Direction — In your copy, include every line of the listing below exactly but none of the pictures.

§

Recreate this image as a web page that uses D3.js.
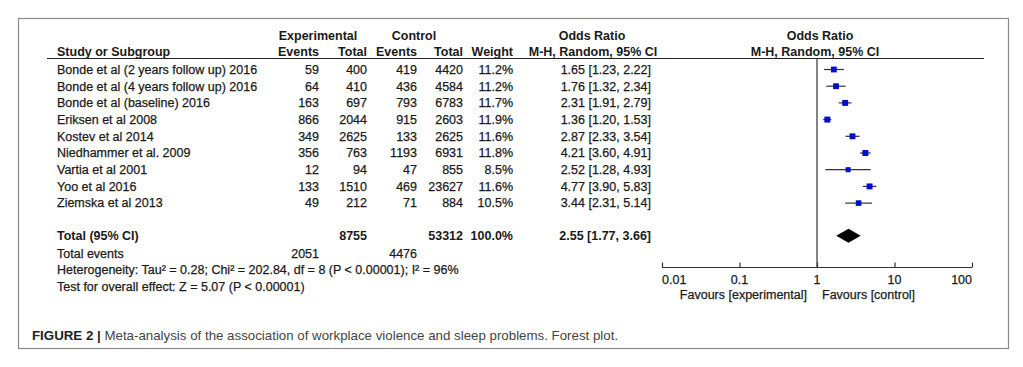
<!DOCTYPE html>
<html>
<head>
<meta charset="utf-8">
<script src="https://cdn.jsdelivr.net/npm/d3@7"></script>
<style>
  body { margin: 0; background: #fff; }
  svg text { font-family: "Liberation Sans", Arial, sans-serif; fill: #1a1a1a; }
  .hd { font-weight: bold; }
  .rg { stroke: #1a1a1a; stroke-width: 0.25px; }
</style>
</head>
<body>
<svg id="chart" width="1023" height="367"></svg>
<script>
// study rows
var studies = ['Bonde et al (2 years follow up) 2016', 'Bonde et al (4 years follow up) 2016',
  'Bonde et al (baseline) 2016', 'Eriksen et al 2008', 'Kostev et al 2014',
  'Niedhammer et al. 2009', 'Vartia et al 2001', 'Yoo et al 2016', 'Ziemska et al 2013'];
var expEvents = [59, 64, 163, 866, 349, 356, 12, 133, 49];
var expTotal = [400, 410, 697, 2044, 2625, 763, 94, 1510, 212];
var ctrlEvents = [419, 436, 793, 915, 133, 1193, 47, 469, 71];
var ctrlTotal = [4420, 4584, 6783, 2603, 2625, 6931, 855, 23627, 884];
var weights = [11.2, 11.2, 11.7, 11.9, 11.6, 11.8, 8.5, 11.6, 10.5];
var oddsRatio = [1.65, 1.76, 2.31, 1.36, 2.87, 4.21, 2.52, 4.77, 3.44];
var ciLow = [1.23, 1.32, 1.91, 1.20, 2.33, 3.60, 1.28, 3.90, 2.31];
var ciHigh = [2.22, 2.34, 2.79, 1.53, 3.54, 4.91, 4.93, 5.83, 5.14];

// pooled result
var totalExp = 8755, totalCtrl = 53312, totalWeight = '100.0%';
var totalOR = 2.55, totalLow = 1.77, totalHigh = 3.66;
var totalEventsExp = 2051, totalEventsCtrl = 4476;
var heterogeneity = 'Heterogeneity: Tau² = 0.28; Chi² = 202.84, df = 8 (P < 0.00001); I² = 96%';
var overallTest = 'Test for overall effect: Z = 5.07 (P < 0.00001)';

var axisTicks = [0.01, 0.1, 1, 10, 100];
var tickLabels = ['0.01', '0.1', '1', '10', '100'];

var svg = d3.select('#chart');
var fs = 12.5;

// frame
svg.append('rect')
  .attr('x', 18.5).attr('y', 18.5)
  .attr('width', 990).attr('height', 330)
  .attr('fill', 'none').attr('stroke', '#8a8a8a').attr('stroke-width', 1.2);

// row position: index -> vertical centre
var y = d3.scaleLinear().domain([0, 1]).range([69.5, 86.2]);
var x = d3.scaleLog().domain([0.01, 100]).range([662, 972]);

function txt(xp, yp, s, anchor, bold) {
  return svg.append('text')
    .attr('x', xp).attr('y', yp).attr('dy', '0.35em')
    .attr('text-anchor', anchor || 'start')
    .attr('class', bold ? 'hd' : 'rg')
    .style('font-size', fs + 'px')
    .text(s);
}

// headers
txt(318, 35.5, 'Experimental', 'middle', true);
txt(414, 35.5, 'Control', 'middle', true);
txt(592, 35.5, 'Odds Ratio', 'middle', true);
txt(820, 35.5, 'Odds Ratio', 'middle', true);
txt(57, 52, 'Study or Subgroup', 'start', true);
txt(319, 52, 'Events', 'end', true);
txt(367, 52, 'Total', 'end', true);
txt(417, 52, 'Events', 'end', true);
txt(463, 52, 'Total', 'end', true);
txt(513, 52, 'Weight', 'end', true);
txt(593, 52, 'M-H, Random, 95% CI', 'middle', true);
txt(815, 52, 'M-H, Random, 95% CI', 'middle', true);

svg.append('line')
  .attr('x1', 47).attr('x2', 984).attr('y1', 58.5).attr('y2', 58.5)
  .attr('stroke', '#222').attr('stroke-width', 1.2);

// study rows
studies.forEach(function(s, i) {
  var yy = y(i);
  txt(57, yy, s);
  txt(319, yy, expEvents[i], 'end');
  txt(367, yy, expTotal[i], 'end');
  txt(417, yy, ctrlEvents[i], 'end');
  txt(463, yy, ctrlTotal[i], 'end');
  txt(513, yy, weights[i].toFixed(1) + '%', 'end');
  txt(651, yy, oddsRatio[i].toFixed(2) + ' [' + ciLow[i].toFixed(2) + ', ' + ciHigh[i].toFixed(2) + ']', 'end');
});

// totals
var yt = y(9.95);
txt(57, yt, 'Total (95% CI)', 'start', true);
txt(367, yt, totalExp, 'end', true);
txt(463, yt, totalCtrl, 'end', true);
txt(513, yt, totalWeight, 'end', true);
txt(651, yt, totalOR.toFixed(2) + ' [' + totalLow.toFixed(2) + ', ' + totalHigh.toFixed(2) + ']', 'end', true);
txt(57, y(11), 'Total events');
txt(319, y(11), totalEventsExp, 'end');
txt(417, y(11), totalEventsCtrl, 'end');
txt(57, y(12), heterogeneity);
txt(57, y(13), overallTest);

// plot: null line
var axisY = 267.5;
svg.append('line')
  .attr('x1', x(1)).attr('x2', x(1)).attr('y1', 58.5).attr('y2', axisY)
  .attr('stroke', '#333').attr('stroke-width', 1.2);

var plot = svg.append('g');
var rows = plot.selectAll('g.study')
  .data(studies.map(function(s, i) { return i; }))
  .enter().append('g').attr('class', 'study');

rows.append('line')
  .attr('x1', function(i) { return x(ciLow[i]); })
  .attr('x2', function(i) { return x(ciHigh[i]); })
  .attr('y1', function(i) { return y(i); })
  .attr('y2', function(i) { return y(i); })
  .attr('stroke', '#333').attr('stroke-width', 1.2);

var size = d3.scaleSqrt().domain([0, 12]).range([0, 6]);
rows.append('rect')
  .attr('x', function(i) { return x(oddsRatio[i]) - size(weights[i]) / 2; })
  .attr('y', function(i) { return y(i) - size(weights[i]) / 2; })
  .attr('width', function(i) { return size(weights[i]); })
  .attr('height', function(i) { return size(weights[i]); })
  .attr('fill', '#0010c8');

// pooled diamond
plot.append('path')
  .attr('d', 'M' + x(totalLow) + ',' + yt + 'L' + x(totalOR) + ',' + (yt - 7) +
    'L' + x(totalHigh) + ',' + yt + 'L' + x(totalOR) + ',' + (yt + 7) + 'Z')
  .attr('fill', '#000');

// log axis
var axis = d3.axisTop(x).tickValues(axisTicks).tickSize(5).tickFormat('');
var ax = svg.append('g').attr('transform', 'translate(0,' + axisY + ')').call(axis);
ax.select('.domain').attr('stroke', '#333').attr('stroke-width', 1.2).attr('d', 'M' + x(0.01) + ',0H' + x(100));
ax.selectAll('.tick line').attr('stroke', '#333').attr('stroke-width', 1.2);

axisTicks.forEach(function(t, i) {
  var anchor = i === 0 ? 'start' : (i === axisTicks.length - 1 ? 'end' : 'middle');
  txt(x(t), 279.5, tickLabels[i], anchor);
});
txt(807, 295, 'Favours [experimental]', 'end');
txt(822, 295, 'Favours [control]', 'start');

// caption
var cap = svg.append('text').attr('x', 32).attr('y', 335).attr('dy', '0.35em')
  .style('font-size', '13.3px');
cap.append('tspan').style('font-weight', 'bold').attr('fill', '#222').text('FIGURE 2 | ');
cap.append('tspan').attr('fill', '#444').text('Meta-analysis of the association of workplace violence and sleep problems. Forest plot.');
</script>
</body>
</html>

§

Full output —
Recreate this image as a web page that uses D3.js.
<!DOCTYPE html>
<html>
<head>
<meta charset="utf-8">
<script src="https://cdn.jsdelivr.net/npm/d3@7"></script>
<style>
  body { margin: 0; background: #fff; }
  svg text { font-family: "Liberation Sans", Arial, sans-serif; fill: #1a1a1a; }
  .hd { font-weight: bold; }
  .rg { stroke: #1a1a1a; stroke-width: 0.25px; }
</style>
</head>
<body>
<svg id="chart" width="1023" height="367"></svg>
<script>
// study rows
var studies = ['Bonde et al (2 years follow up) 2016', 'Bonde et al (4 years follow up) 2016',
  'Bonde et al (baseline) 2016', 'Eriksen et al 2008', 'Kostev et al 2014',
  'Niedhammer et al. 2009', 'Vartia et al 2001', 'Yoo et al 2016', 'Ziemska et al 2013'];
var expEvents = [59, 64, 163, 866, 349, 356, 12, 133, 49];
var expTotal = [400, 410, 697, 2044, 2625, 763, 94, 1510, 212];
var ctrlEvents = [419, 436, 793, 915, 133, 1193, 47, 469, 71];
var ctrlTotal = [4420, 4584, 6783, 2603, 2625, 6931, 855, 23627, 884];
var weights = [11.2, 11.2, 11.7, 11.9, 11.6, 11.8, 8.5, 11.6, 10.5];
var oddsRatio = [1.65, 1.76, 2.31, 1.36, 2.87, 4.21, 2.52, 4.77, 3.44];
var ciLow = [1.23, 1.32, 1.91, 1.20, 2.33, 3.60, 1.28, 3.90, 2.31];
var ciHigh = [2.22, 2.34, 2.79, 1.53, 3.54, 4.91, 4.93, 5.83, 5.14];

// pooled result
var totalExp = 8755, totalCtrl = 53312, totalWeight = '100.0%';
var totalOR = 2.55, totalLow = 1.77, totalHigh = 3.66;
var totalEventsExp = 2051, totalEventsCtrl = 4476;
var heterogeneity = 'Heterogeneity: Tau² = 0.28; Chi² = 202.84, df = 8 (P < 0.00001); I² = 96%';
var overallTest = 'Test for overall effect: Z = 5.07 (P < 0.00001)';

var axisTicks = [0.01, 0.1, 1, 10, 100];
var tickLabels = ['0.01', '0.1', '1', '10', '100'];

var svg = d3.select('#chart');
var fs = 12.5;

// frame
svg.append('rect')
  .attr('x', 18.5).attr('y', 18.5)
  .attr('width', 990).attr('height', 330)
  .attr('fill', 'none').attr('stroke', '#8a8a8a').attr('stroke-width', 1.2);

// row position: index -> vertical centre
var y = d3.scaleLinear().domain([0, 1]).range([69.5, 86.2]);
var x = d3.scaleLog().domain([0.01, 100]).range([662, 972]);

function txt(xp, yp, s, anchor, bold) {
  return svg.append('text')
    .attr('x', xp).attr('y', yp).attr('dy', '0.35em')
    .attr('text-anchor', anchor || 'start')
    .attr('class', bold ? 'hd' : 'rg')
    .style('font-size', fs + 'px')
    .text(s);
}

// headers
txt(318, 35.5, 'Experimental', 'middle', true);
txt(414, 35.5, 'Control', 'middle', true);
txt(592, 35.5, 'Odds Ratio', 'middle', true);
txt(820, 35.5, 'Odds Ratio', 'middle', true);
txt(57, 52, 'Study or Subgroup', 'start', true);
txt(319, 52, 'Events', 'end', true);
txt(367, 52, 'Total', 'end', true);
txt(417, 52, 'Events', 'end', true);
txt(463, 52, 'Total', 'end', true);
txt(513, 52, 'Weight', 'end', true);
txt(593, 52, 'M-H, Random, 95% CI', 'middle', true);
txt(815, 52, 'M-H, Random, 95% CI', 'middle', true);

svg.append('line')
  .attr('x1', 47).attr('x2', 984).attr('y1', 58.5).attr('y2', 58.5)
  .attr('stroke', '#222').attr('stroke-width', 1.2);

// study rows
studies.forEach(function(s, i) {
  var yy = y(i);
  txt(57, yy, s);
  txt(319, yy, expEvents[i], 'end');
  txt(367, yy, expTotal[i], 'end');
  txt(417, yy, ctrlEvents[i], 'end');
  txt(463, yy, ctrlTotal[i], 'end');
  txt(513, yy, weights[i].toFixed(1) + '%', 'end');
  txt(651, yy, oddsRatio[i].toFixed(2) + ' [' + ciLow[i].toFixed(2) + ', ' + ciHigh[i].toFixed(2) + ']', 'end');
});

// totals
var yt = y(9.95);
txt(57, yt, 'Total (95% CI)', 'start', true);
txt(367, yt, totalExp, 'end', true);
txt(463, yt, totalCtrl, 'end', true);
txt(513, yt, totalWeight, 'end', true);
txt(651, yt, totalOR.toFixed(2) + ' [' + totalLow.toFixed(2) + ', ' + totalHigh.toFixed(2) + ']', 'end', true);
txt(57, y(11), 'Total events');
txt(319, y(11), totalEventsExp, 'end');
txt(417, y(11), totalEventsCtrl, 'end');
txt(57, y(12), heterogeneity);
txt(57, y(13), overallTest);

// plot: null line
var axisY = 267.5;
svg.append('line')
  .attr('x1', x(1)).attr('x2', x(1)).attr('y1', 58.5).attr('y2', axisY)
  .attr('stroke', '#333').attr('stroke-width', 1.2);

var plot = svg.append('g');
var rows = plot.selectAll('g.study')
  .data(studies.map(function(s, i) { return i; }))
  .enter().append('g').attr('class', 'study');

rows.append('line')
  .attr('x1', function(i) { return x(ciLow[i]); })
  .attr('x2', function(i) { return x(ciHigh[i]); })
  .attr('y1', function(i) { return y(i); })
  .attr('y2', function(i) { return y(i); })
  .attr('stroke', '#333').attr('stroke-width', 1.2);

var size = d3.scaleSqrt().domain([0, 12]).range([0, 6]);
rows.append('rect')
  .attr('x', function(i) { return x(oddsRatio[i]) - size(weights[i]) / 2; })
  .attr('y', function(i) { return y(i) - size(weights[i]) / 2; })
  .attr('width', function(i) { return size(weights[i]); })
  .attr('height', function(i) { return size(weights[i]); })
  .attr('fill', '#0010c8');

// pooled diamond
plot.append('path')
  .attr('d', 'M' + x(totalLow) + ',' + yt + 'L' + x(totalOR) + ',' + (yt - 7) +
    'L' + x(totalHigh) + ',' + yt + 'L' + x(totalOR) + ',' + (yt + 7) + 'Z')
  .attr('fill', '#000');

// log axis
var axis = d3.axisTop(x).tickValues(axisTicks).tickSize(5).tickFormat('');
var ax = svg.append('g').attr('transform', 'translate(0,' + axisY + ')').call(axis);
ax.select('.domain').attr('stroke', '#333').attr('stroke-width', 1.2).attr('d', 'M' + x(0.01) + ',0H' + x(100));
ax.selectAll('.tick line').attr('stroke', '#333').attr('stroke-width', 1.2);

axisTicks.forEach(function(t, i) {
  var anchor = i === 0 ? 'start' : (i === axisTicks.length - 1 ? 'end' : 'middle');
  txt(x(t), 279.5, tickLabels[i], anchor);
});
txt(807, 295, 'Favours [experimental]', 'end');
txt(822, 295, 'Favours [control]', 'start');

// caption
var cap = svg.append('text').attr('x', 32).attr('y', 335).attr('dy', '0.35em')
  .style('font-size', '13.3px');
cap.append('tspan').style('font-weight', 'bold').attr('fill', '#222').text('FIGURE 2 | ');
cap.append('tspan').attr('fill', '#444').text('Meta-analysis of the association of workplace violence and sleep problems. Forest plot.');
</script>
</body>
</html>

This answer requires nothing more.